The Mob Museum in Las Vegas has unveiled an exhibit with items from the 1940s Flamingo Casino and the gangster who opened it, Benjamin “Bugsy” Siegel.
A New York organized crime figure, Siegel was in Hollywood and Las Vegas on the behalf of his syndicate associates. Siegel had maneuvered his way into the Flamingo project, launched by Los Angeles nightclub owner and Hollywood Reporter founder Billy Wilkerson.
The Flamingo first opened its doors on Dec. 26, 1946. It was built on a highway slicing through the desert south of downtown Las Vegas. Today, that highway is the Las Vegas Strip, packed with towering hotel-casinos. The Flamingo is still at the same location, though none of its original buildings remain.
When it opened, construction had not been completed. Other problems hampered the start-up. By the summer, Siegel would be shot to death at his girlfriend Virginia Hill’s home in Beverly Hills. The gunman firing from outside the house has never been identified. Some suspect Siegel’s underworld partners, unhappy with his handling of the project, orchestrated the hit.
Soon after the killing, Moe Sedway and other mobsters took charge of the Flamingo.
The exhibit at the Mob Museum opened this month and runs until Jan. 10. The display includes a down-payment check Wilkerson wrote to buy the land where the Flamingo was constructed. Also on display is a document that Siegel signed, removing Wilkerson from any involvement with the Flamingo. The document is dated March 19, 1947. Three months later Siegel would be dead at age 41.
El Cortez Gangsters
Before taking over the Flamingo, Siegel briefly owned the El Cortez hotel-casino in downtown Las Vegas with other mobsters. The El Cortez is still in operation.
On Jan. 1, the El Cortez will begin selling 16-inch-by-16-inch squares of the floral carpeting that covered the gaming floor since 2007. The carpet was removed in September as part of a renovation project.
The 100 squares to be sold are remnants of the floral carpeting kept on hand for repairs. Sections of the carpeting will be available in the gift shop for about $19 each.
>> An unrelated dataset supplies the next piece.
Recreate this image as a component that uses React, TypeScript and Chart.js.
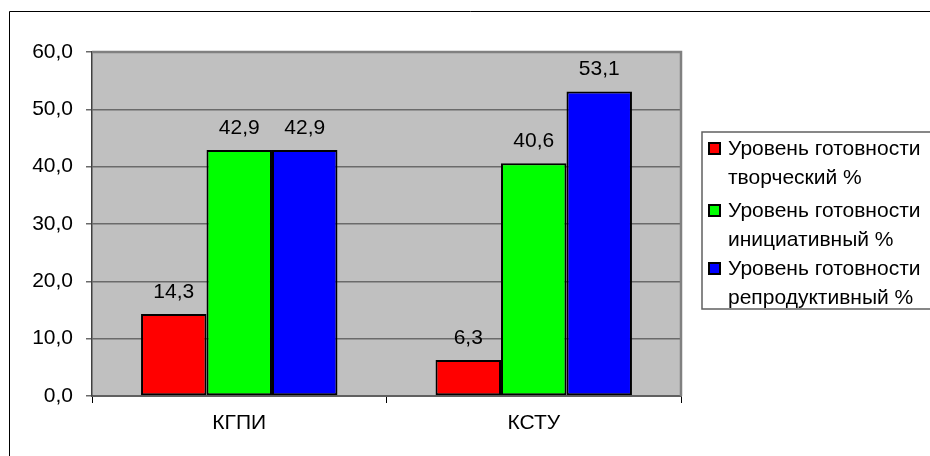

Though this carpeting was not on the floor when Siegel owned the El Cortez, collectors are fond of items from Las Vegas casinos that have been around decades. Many older casinos that had Mafia connections have been demolished, including the Dunes, the Sands, and the Desert Inn.
Robert De Niro Connection
Also this month, the Mob Museum will post on its YouTube page a video of screenwriter Nicholas Pileggi discussing the Las Vegas Mafia movie Casino. Pileggi, a former New York crime reporter, cowrote the movie with director Martin Scorsese. The movie is based on Pileggi’s 1995 nonfiction book, Casino: Love and Honor in Las Vegas.
The 87-year-old Pileggi recently appeared by teleconference at an event held in the museum for the movie’s 25th anniversary.
In a video clip the museum posted on its Facebook page Thursday, Pileggi discusses how he convinced Chicago Outfit associate Frank “Lefty” Rosenthal to talk with him about that era. Rosenthal ran the Stardust and other Las Vegas casinos for Midwestern crime families.
Once Rosenthal knew Robert De Niro was going to portray a character based on him, Rosenthal was on board, Pileggi said.
“That was it,” Pileggi said. “Lefty starting giving up everything he had.”
The full recording will be available on the museum’s YouTube channel on Dec. 28.